One of Boyle’s defence lawyers, Eric Granger, told court that any delay in the case would represent a “serious prejudice” to Boyle, who must endure the “continued depravation of his liberty” under strict bail conditions, including ankle bracelet monitoring that Boyle pays for himself on a monthly basis.
Doody adjourned the trial until Friday morning, telling court that if Carter hasn’t filed the application by then, Coleman’s cross-examination is expected to continue.
To avoid unnecessary delay, Doody ordered he be notified within two working days of the decisions made in any court with respect to Carter’s application, and has asked that all three teams of lawyers write him a letter around the first day of each month, starting in June, about any steps that have been taken to set court dates.
Doody told court he wants a written record of the progress made each month in case Boyle’s defence files a Jordan application, arguing Boyle’s right to a trial in a reasonable timeframe has been violated.
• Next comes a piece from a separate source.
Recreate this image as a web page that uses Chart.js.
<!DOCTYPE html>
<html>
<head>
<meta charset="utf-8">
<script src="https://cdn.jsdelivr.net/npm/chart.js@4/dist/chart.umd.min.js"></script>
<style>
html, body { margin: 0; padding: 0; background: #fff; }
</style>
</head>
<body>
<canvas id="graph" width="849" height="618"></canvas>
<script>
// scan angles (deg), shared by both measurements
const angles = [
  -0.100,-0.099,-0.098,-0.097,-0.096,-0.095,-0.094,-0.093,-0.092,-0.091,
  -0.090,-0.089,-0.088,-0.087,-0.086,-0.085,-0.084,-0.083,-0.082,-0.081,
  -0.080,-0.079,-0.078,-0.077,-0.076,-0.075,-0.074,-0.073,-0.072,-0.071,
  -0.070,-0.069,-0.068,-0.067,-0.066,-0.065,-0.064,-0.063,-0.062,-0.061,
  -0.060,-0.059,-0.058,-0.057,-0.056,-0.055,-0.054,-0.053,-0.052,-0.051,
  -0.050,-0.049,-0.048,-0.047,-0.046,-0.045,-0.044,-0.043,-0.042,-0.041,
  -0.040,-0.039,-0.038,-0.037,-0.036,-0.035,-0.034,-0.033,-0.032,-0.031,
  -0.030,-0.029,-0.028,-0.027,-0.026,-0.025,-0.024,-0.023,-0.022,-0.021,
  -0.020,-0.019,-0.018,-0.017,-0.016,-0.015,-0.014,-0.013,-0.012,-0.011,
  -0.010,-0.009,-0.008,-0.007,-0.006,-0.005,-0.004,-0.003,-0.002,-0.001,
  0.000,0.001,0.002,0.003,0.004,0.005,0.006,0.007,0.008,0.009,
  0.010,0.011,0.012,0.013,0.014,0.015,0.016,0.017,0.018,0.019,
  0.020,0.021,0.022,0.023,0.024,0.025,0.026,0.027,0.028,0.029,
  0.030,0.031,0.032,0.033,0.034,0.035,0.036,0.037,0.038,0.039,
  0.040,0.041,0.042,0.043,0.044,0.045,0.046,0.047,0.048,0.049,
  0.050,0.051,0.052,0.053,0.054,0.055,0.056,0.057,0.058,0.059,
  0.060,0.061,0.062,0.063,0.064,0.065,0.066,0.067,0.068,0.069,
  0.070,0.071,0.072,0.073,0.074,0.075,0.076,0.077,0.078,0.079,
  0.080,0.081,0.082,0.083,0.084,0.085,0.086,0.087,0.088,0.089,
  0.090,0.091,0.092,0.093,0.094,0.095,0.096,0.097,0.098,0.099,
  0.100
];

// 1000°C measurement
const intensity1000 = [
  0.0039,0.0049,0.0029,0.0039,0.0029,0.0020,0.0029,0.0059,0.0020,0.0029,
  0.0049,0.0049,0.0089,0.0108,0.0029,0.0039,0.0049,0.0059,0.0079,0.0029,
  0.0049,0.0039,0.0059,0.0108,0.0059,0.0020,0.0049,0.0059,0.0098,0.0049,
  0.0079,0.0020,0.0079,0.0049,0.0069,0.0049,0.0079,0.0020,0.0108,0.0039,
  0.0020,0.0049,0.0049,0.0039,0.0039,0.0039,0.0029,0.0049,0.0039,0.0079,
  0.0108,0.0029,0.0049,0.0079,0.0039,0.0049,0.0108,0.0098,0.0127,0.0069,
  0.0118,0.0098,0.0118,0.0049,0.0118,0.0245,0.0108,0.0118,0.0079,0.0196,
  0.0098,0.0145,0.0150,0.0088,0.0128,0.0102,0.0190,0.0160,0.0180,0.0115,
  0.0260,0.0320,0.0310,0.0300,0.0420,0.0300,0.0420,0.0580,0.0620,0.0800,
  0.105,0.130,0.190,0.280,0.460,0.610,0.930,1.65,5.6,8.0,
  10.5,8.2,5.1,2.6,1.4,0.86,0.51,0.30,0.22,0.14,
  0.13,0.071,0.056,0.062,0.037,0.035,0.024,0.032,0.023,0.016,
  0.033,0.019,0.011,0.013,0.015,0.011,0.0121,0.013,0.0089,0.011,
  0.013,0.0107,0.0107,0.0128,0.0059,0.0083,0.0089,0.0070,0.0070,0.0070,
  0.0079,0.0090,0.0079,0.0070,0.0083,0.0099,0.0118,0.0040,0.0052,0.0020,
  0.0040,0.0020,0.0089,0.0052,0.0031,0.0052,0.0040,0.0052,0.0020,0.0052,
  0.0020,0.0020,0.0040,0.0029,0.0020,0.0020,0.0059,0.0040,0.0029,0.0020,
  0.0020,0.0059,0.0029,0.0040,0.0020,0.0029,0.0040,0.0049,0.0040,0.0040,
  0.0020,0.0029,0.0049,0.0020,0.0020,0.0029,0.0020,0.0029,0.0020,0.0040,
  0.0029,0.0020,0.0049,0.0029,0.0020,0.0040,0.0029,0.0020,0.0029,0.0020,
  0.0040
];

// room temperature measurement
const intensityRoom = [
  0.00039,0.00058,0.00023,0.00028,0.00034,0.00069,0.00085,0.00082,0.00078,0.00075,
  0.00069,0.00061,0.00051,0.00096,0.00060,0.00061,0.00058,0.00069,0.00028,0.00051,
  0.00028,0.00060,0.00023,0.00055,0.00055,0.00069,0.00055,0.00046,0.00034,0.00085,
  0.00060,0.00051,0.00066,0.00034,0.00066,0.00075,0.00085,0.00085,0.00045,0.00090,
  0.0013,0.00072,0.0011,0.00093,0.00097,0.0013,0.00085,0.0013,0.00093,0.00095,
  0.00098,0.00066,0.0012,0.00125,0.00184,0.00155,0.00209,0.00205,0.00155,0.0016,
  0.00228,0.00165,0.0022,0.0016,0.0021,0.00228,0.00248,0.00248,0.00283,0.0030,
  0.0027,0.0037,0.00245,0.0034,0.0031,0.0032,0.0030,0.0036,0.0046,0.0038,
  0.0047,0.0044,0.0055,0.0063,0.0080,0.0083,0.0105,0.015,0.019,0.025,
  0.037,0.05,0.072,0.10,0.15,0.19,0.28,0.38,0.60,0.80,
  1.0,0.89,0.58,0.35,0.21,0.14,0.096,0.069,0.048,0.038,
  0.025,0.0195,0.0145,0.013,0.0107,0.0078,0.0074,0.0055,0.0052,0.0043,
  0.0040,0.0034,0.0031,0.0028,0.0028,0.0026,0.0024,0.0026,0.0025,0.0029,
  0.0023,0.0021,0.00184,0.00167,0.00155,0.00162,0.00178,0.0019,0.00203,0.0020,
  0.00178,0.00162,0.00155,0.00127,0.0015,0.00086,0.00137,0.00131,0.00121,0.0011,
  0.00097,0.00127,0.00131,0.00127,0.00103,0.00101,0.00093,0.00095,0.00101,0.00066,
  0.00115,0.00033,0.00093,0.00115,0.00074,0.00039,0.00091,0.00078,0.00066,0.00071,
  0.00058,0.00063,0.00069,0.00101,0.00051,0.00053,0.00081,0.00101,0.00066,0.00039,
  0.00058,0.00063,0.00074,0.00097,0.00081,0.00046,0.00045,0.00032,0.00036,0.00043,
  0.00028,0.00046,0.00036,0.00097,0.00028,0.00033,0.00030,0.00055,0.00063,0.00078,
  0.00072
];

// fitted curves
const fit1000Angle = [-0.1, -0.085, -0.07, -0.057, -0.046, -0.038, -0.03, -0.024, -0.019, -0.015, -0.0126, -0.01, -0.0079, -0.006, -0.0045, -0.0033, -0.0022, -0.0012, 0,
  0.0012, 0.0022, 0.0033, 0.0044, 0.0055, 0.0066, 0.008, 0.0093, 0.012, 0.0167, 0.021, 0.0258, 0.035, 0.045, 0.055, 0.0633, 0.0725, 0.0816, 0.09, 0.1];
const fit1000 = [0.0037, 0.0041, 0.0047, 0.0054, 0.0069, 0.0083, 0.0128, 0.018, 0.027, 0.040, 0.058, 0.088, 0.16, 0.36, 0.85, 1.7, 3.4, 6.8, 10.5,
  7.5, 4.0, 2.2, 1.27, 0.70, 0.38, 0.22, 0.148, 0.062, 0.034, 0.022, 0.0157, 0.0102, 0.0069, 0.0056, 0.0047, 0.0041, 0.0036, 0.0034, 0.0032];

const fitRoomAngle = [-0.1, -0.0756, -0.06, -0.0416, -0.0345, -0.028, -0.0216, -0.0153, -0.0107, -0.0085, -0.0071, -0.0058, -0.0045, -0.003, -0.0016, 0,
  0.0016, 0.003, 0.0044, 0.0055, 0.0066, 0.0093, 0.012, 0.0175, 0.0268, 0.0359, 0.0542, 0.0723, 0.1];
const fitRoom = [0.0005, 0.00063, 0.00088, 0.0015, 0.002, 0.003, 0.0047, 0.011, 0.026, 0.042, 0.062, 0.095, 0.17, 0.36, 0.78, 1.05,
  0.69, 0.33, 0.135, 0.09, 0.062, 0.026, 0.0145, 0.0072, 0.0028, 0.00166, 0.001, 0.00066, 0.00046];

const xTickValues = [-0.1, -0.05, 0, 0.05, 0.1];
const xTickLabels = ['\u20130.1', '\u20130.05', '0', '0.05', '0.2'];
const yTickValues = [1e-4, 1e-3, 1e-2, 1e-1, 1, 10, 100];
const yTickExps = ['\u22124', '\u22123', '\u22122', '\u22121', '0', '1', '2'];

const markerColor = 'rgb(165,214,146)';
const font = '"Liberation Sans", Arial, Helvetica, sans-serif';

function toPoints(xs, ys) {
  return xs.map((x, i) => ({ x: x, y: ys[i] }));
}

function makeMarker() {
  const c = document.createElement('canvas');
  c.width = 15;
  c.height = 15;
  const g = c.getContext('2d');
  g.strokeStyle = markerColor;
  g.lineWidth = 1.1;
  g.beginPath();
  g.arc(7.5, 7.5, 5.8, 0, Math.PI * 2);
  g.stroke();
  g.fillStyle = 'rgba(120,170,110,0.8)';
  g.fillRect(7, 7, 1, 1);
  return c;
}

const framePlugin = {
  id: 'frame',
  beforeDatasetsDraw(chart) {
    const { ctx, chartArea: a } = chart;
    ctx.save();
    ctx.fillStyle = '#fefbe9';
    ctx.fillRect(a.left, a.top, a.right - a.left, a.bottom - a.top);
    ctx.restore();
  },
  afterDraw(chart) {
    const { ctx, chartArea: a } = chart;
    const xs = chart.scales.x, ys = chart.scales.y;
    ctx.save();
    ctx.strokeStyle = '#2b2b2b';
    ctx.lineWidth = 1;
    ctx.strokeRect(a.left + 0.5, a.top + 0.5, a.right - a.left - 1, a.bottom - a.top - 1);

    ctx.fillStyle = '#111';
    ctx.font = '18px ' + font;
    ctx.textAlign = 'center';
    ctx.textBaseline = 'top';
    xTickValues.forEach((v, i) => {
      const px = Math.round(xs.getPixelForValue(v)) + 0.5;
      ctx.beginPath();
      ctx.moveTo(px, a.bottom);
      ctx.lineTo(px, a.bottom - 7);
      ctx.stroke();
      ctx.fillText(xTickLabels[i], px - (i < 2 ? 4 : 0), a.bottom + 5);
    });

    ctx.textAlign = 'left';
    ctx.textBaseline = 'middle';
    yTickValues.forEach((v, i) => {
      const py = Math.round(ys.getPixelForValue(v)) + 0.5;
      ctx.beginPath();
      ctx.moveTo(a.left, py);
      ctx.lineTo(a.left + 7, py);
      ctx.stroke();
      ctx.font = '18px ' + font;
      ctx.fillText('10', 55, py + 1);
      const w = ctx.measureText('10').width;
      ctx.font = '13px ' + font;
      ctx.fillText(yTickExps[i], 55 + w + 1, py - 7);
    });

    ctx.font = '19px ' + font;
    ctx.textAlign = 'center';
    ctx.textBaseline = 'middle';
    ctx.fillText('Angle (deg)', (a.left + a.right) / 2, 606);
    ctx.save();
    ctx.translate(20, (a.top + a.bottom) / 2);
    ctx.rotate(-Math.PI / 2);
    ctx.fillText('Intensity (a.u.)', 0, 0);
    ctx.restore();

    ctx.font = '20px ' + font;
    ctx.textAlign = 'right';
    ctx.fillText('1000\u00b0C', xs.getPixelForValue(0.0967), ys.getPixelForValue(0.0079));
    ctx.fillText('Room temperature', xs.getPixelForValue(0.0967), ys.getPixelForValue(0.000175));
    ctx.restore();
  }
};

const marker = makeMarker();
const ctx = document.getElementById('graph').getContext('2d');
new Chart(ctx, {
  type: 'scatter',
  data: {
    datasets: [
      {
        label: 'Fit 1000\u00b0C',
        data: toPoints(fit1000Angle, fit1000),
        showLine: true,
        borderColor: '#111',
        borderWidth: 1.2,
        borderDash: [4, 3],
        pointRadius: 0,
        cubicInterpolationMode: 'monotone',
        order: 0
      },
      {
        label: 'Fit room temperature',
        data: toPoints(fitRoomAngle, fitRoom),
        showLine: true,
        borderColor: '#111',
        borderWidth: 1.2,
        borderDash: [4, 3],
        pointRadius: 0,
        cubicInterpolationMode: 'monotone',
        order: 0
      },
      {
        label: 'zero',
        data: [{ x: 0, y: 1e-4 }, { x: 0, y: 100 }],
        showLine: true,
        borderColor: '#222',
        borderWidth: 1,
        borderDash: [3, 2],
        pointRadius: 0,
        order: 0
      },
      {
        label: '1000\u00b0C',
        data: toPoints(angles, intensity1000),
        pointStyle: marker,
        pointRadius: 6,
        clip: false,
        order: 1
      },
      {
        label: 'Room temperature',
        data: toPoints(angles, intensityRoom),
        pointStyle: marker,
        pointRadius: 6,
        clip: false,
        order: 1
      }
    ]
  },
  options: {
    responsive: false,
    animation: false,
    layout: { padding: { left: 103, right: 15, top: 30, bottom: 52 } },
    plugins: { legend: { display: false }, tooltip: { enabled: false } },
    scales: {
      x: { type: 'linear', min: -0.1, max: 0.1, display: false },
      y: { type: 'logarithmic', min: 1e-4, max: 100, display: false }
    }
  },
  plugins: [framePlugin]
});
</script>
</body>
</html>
In Ontario court, that reasonable timeframe has been set at 18 months.
Earlier in the trial, Coleman testified Boyle “felt he had a right” to have anal sex with her, hit her on one occasion when Coleman refused it and threatened to leave him with their children, and then left her tied up after promising to untie her following vaginal sex.
On another occasion, she testified, she consented to what she thought would be vaginal sex with him on her hands and knees, struggled against Boyle when he tried to have anal sex with her, and that eventually “he stopped and he hit me in the face and he said, ‘F–k you.'”
Boyle’s other lawyer, Lawrence Greenspon, has meticulously dissected Coleman’s allegations during cross-examination, which was put on hold last week.